<<<<
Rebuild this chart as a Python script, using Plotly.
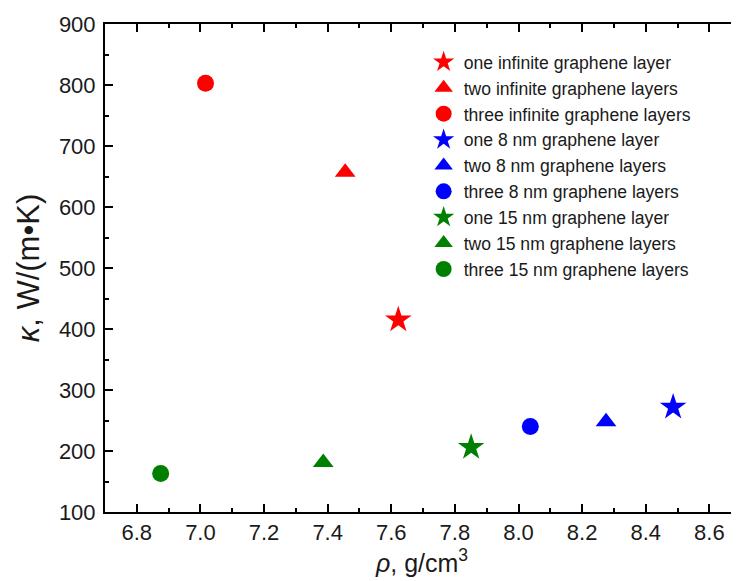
import plotly.graph_objects as go

# density (g/cm3) and thermal conductivity (W/(m*K))
names = [
    "one infinite graphene layer", "two infinite graphene layers", "three infinite graphene layers",
    "one 8 nm graphene layer", "two 8 nm graphene layers", "three 8 nm graphene layers",
    "one 15 nm graphene layer", "two 15 nm graphene layers", "three 15 nm graphene layers",
]
rho = [7.622, 7.455, 7.016, 8.486, 8.275, 8.037, 7.851, 7.386, 6.875]
kappa = [415, 657, 803, 272, 248, 240, 206, 181, 163]
colors = ["#FF0000"] * 3 + ["#0000FF"] * 3 + ["#008000"] * 3
symbols = ["star", "triangle-up", "circle"] * 3
sizes = [20, 18, 17] * 3

x_ticks = [6.8, 7.0, 7.2, 7.4, 7.6, 7.8, 8.0, 8.2, 8.4, 8.6]
x_tick_text = ["6.8", "7.0", "7.2", "7.4", "7.6", "7.8", "8.0", "8.2", "8.4", "8.6"]
y_ticks = [100, 200, 300, 400, 500, 600, 700, 800, 900]

FONT = "Liberation Sans, Arial, sans-serif"

fig = go.Figure()
for n, x, y, c, s, sz in zip(names, rho, kappa, colors, symbols, sizes):
    fig.add_trace(go.Scatter(
        x=[x], y=[y], mode="markers", name=n,
        marker=dict(color=c, symbol=s, size=sz, line=dict(width=0)),
    ))

axis_common = dict(
    showline=True, linecolor="#000000", linewidth=2, mirror="ticks",
    ticks="inside", ticklen=8, tickwidth=1.5, tickcolor="#000000",
    showgrid=False, zeroline=False, automargin=False,
    tickfont=dict(family=FONT, size=22, color="#1a1a1a"),
)

# the page body has an 8px margin, so the figure is 8px smaller and shifted
fig.update_layout(
    width=731, height=573,
    paper_bgcolor="white", plot_bgcolor="white",
    margin=dict(l=97, r=0, t=16, b=69),
    font=dict(family=FONT, color="#1a1a1a"),
    xaxis=dict(
        range=[6.7, 8.693], tickvals=x_ticks, ticktext=x_tick_text,
        minor=dict(dtick=0.1, ticks="inside", ticklen=4, tickcolor="#000000", tickwidth=1.5, showgrid=False),
        title=dict(text="<i>ρ</i>, g/cm<sup>3</sup>", font=dict(family=FONT, size=25, color="#1a1a1a"), standoff=4),
        **axis_common,
    ),
    yaxis=dict(
        range=[100, 900], tickvals=y_ticks, ticklabelstandoff=3,
        minor=dict(dtick=50, ticks="inside", ticklen=4, tickcolor="#000000", tickwidth=1.5, showgrid=False),
        title=dict(text="<i>κ</i>, W/(m•K)", font=dict(family=FONT, size=31, color="#1a1a1a"), standoff=10),
        **axis_common,
    ),
    showlegend=True,
    legend=dict(
        x=0.5026, y=0.959, xanchor="left", yanchor="top",
        font=dict(family=FONT, size=17.6, color="#1a1a1a"),
        bgcolor="rgba(0,0,0,0)", itemsizing="trace",
    ),
)

fig.write_html("out.html")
>>>>
### Challenge
Omitting all pictures, restate exactly the lines of the material from its start through the line that contains "import plotly.graph_objects as go".

### The result
Rebuild this chart as a Python script, using Plotly.
import plotly.graph_objects as go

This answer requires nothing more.